Most of all, they know how to carve peaks and valleys into rushing pop songs like ‘Can’t/Won’t’, which finds singer Rachel Brown’s lonely vocals drifting over a bursting drum beat that only tops itself a minute in. Nate Amos is credited with the instrumentation, that adds lively, twisting bass lines to the drum-and-synth-heavy production (opener ‘I Am Barely A Shadow’ brings to mind Josh Fauver’s menacing, hypnotic basslines on Deerhunter’s Cryptograms). It’s a debut worth your time, and considering the band is selling cassettes stained with tears, it’s surely worth $5 too.
Mary Lattimore & Maxwell August Croy
Constellation Tatsu is one of my very favorite labels on Bandcamp and usually appears in this column with electronic and often psychedelic releases. Terelan Canyon is entirely different: a live recording of harpist Mary Lattimore and koto player Maxwell August Croy, who weave their delicate strings over seven tracks.
The release is mastered by the great drone artist Sean McCann and is easy to lose yourself in, but never directionless. On each track, Croy and Lattimore’s strings pull you down spiraling pathways and enormously beautiful passages. It’s exactly the kind of thing I’ve come to expect from Constellation Tatsu, delivered in the most unexpected way.

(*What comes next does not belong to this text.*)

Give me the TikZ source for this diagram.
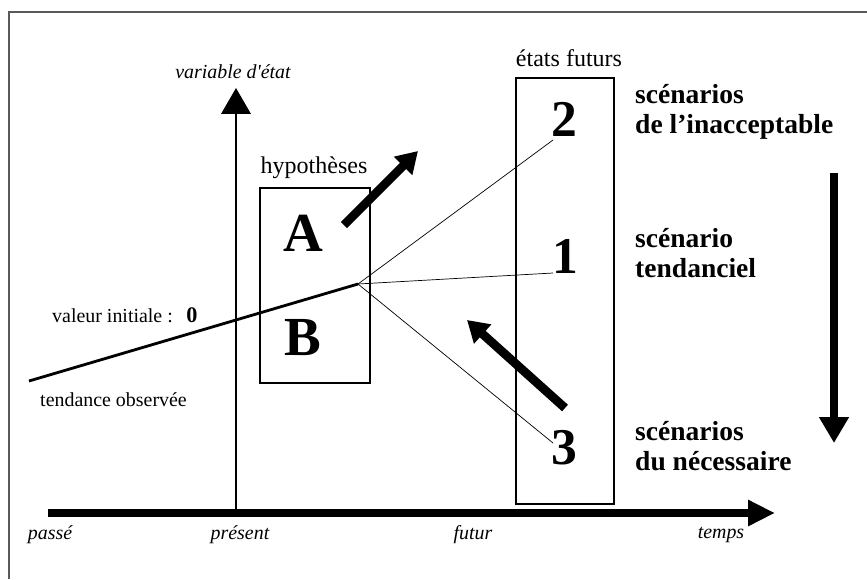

Who is Hype Williams? What’s going on? Where are Dean and Inga? What are we left with? Who made this? Why does it still sound like the Hype Williams we knew if the Hype Williams we knew is allegedly dead? Were there musicians we didn’t know about the first time around? Who is Denna Frances Glass? Who is Father Red Krayola? Why have these names surfaced again and again and again for years without answers? Is this truly a “relay project” that gets passed on to new carriers every three years? How were they chosen? Who was chosen? Why 10/10? What is supposed to happen in 2023? What’s in the piñata? Where are Dean and Inga? What is coming next? Who is Hype Williams? Why?